Estonia’s Tax Collection is Better Than Ours
I couldn’t agree more. And the Estonian prime minister is not only Europe’s biggest Russia hawk, but she presides over a highly efficient tax system, praised by the Tax Foundation, as noted in an article I stumbled on recently in National Review, “Tax like the Estonians,”
“It’s one of the easiest countries in the world in which to do business, and it is home to many start-ups and unicorns(new firms with valuations over $1 billion). It ranks highly on economic-freedom indices given its low debt burden and efficient regulation,” Dominic Pino says.

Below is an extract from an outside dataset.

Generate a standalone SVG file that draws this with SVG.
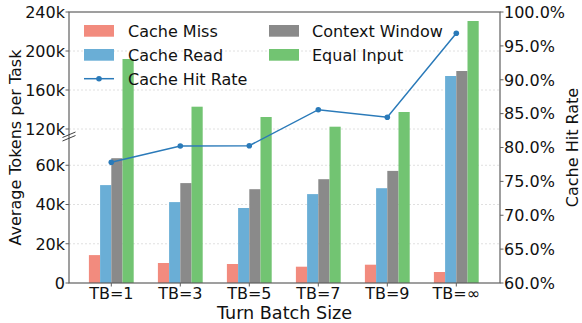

“Estonia has a flat, 20 percent income tax on both individuals and corporations. The tax on corporations, however, is not levied when the income is made, as it is in the U.S., but rather when it is distributed. That means that a business pays the tax when it issues dividends or buys back shares. Recipients of dividends are not taxed on that income, to avoid double taxation. This system improves economic incentives by not punishing profits as such, and it avoids all the deductions and complications that come with calculating corporate net income in the U.S. system.”
A Beacon of Neoliberalism
And ideologically on issues of foreign and domestic policy on the whole, there is no one in Europe who better than Kallas embodies our neoliberal dual ideals of: fiscal restraint and minority rights. As historian Robert English described it in an interview in the Washington Post,
“She’s economically conservative, very pro-free market, but she’s very socially liberal, young and dynamic.”
He said, “She’s staunchly pro-European and anti-Putin.”
Kallas has expressed support for LGBT rights and renewable energy, and as I read in the Economist a couple weeks ago, she has welcomed the largest number of Ukrainean refugees as a share of her country’s population, compared to any European country. 5%
Thankfully because Estonians value their national security more than superficial appeals to their identity, Kallas won a landslide reelection victory against her nationalist challenger in Estonia’s parliamentary election the other week. She has earned the nickname Europe’s, “iron lady.” The New York Times has listed her as the possible next chief of NATO.
Eastern Europe is quite a bit safer with Kaja Kallas in power, and our overly cautious leaders in the west, Biden, Macron, Scholz should take the lead from her. Ramping up defense spending and weapons deliveries to Ukraine, we should also be outspoken in our advocacy for Ukraine to decide their own destiny however the hell they wish.